Typical building fire alarm systems include a number of fire detectors positioned throughout a building. Signals from those detectors are monitored by a system controller, which, upon sensing an alarm condition, sounds audible alarms throughout the building. Flashing light strobes may also be positioned throughout the building to provide a visual alarm indication. A number of notification appliances comprising audible alarms and strobes, the audible alarms and strobes being generally referred to as notification devices, are typically connected across common power lines on a notification circuit.
A first polarity DC voltage may be applied across the notification circuit in a supervisory mode of operation. In this supervisory mode, rectifiers at the notification appliances are reverse biased so that the alarms are not energized, but current flows through the power lines at the notification circuit to an end-of-line resistor and back, allowing the condition of those lines to be monitored. Because notification circuits are supervised using an end-of-line resistor, the wires of the circuit must be a single continuous run with no branches and an end-of-line resistor across the wires at the end farthest from the system controller. With an alarm condition, the polarity of the voltage applied across the power lines is reversed to energize all notification appliances on the notification circuit.

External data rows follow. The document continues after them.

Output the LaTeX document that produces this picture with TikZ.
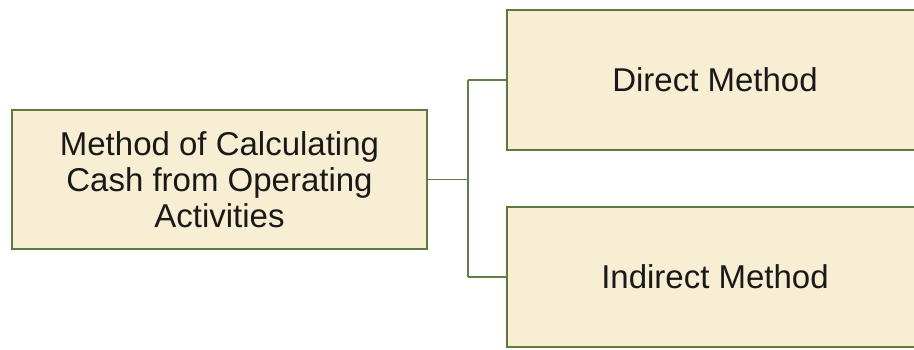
\documentclass[tikz,border=0pt]{standalone}
\usepackage{fontspec}
\setmainfont{Liberation Sans}
\usetikzlibrary{calc}
\definecolor{boxfill}{HTML}{F8EED3}
\definecolor{boxline}{HTML}{5E7A40}
\definecolor{conline}{HTML}{5F7F48}
\begin{document}
\begin{tikzpicture}[x=1pt,y=-1pt,
  box/.style={draw=boxline, line width=2.6pt, fill=boxfill, inner sep=0pt,
    align=center, font=\fontsize{33}{36}\selectfont, text=black!90},
  conn/.style={draw=conline, line width=1.8pt}]
\useasboundingbox (0,0) rectangle (914,349);
\clip (0,0) rectangle (914,349);
\fill[white] (0,0) rectangle (914,349);
\node[box, minimum width=415pt, minimum height=139pt] (left) at (219.5,179.5)
  {Method of Calculating\\Cash from Operating\\Activities};
\node[box, minimum width=416pt, minimum height=140pt] (direct) at (715,80) {Direct Method};
\node[box, minimum width=416pt, minimum height=140pt] (indirect) at (715,277) {Indirect Method};
\coordinate (split) at (468,179.5);
\draw[conn] (left.east) -- (split);
\draw[conn] (split |- direct.west) -- (split |- indirect.west);
\draw[conn] (split |- direct.west) -- (direct.west);
\draw[conn] (split |- indirect.west) -- (indirect.west);
\end{tikzpicture}
\end{document}
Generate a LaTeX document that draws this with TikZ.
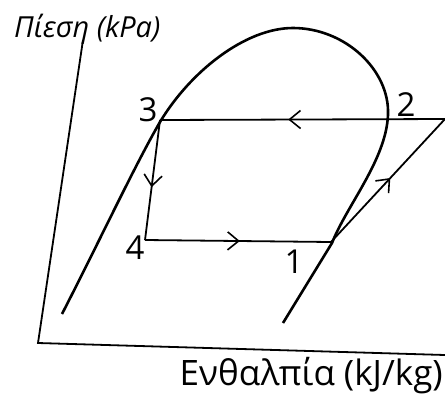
\documentclass[tikz,border=0pt]{standalone}
\usepackage{fontspec}
\setmainfont{Open Sans}
\usetikzlibrary{
  arrows.meta,
  decorations.markings
}
\tikzset{
  axisline/.style={line width=1.8pt,draw=black},
  domeline/.style={line width=2.6pt,draw=black,line join=round},
  cycleline/.style={line width=1.8pt,draw=black},
  midarrow/.style={postaction={decorate},decoration={markings,
    mark=at position #1 with {\arrow{Straight Barb[length=11pt,width=18pt,line width=1.6pt]}}}},
  pointlabel/.style={font=\fontsize{33}{38}\selectfont,inner sep=0pt},
  axislabel/.style={font=\fontsize{35}{40}\selectfont,inner sep=0pt}
}
\begin{document}
\begin{tikzpicture}[x=1pt,y=-1pt]
\useasboundingbox (0,0) rectangle (445,408);
% axes
\coordinate (ptop) at (83,40);
\coordinate (origin) at (38,343);
\coordinate (hend) at (445,355);
\draw[axisline] (ptop) -- (origin) -- (hend);
\node[axislabel,font=\fontsize{29}{34}\selectfont\itshape,anchor=base west] (plabel) at (14,37) {Πίεση (kPa)};
\node[axislabel,anchor=base east] (hlabel) at (443,385) {Ενθαλπία (kJ/kg)};
% saturation dome
\draw[domeline] (62,314) .. controls (100,240) and (135,165) .. (160,122)
  .. controls (190,72) and (245,28) .. (293,28)
  .. controls (345,28) and (390,70) .. (388,115)
  .. controls (386,160) and (347,205) .. (332,243) -- (283,323);
% cycle points
\coordinate (p1) at (331,242);
\coordinate (p2) at (445,119);
\coordinate (p3) at (160,120);
\coordinate (p4) at (145,240);
\draw[cycleline,midarrow=0.55] (p2) -- (p3);
\draw[cycleline,midarrow=0.56] (p3) -- (p4);
\draw[cycleline,midarrow=0.51] (p4) -- (p1);
\draw[cycleline,midarrow=0.52] (p1) -- (p2);
% labels
\node[pointlabel] (l1) at (294,262) {1};
\node[pointlabel] (l2) at (406,105) {2};
\node[pointlabel] (l3) at (148,110) {3};
\node[pointlabel] (l4) at (135,248) {4};
\end{tikzpicture}
\end{document}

U.S. Pat. No. 5,559,492 issued to Stewart et al. (hereinafter the '492 Stewart patent) operates according to the system described above. The '492 Stewart patent further discloses that the visual alarms, or strobes, may be synchronized to fire simultaneously resulting from power interruptions, also referred to as synchronization pulses, in the power lines. Additional timing lines for synchronizing the strobes are not required because the synchronizing signals are applied through the existing common power lines.
Other alarm systems have controlled the function of the audible and visual alarms by interrupting the power signal to the alarms in a predetermined pattern as control signals over the common power lines or by communicating during the synchronization interruption of power. The audible and visual alarms operate their respective loads responsive to the control signal received.
One type of alarm system is an indoor commercial paging system. Common area indoor commercial paging systems (non-fire alarm) have used a “constant voltage” (25, 70 or 100 volt) technology for decades. Briefly, this technology allows easy distributed ceiling or wall speaker design that involve speakers that use “matching transformers” for each and every speaker in the system. These transformers permit easy calculation of how much power is needed for adequate volume in a given area.
For example, if a system consists of twenty speakers, and an adequate power for each speaker is one watt, then the driving power amplifier would have to provide at least twenty watts to adequately handle twenty speakers. Typically, though, it is more desirable to have a larger amplifier, say 50 or 100 watts, to accommodate for speakers that sound in a larger area and may require more than one watt for good sound level coverage.
This is where the transformer comes into play. Commonly, the speaker's transformer has multiple connections, or “taps,” that range from ⅛ watt to as much as 30 or more watts. Again, just adding up the wattage for the system determines the size of the power amplifier that will drive it.
This same speaker technology has generally been adopted for use with audio (voice) fire alarm systems that utilize speakers to alert occupants of a building of an emergency. The warning typically consists of alert tones followed by spoken word messages that give instructions to occupants during the emergency.
The disadvantage to using this technology lies in the setting of each speaker's transformer taps. If it is deemed that a particular speaker is not loud enough in a given area, the service technician must remove the speaker from the wall or ceiling, move the tap connector to the next higher tap setting, re-install the speaker and then test the output, usually with a dB meter, to see if the audio is now loud enough. (NFPA 72 “National Fire Alarm Code” requires that speakers used in fire alarm systems produce a sound that is at least 15 dB above the ambient noise level of a given area).
This is, more or less, a trial-and-error method of setting speaker loudness, and may have to be repeated several times. One of the biggest factors in determining proper dB levels lies in the actual construction material of the area in question, and the anticipated ambient noise level. There are methods to predict the required dB level before installation, but it is cumbersome and expensive to make this prediction, particularly if there are unknowns involved, usually in new construction situations. Thus, these predictive methods are not widely used for fire alarm systems.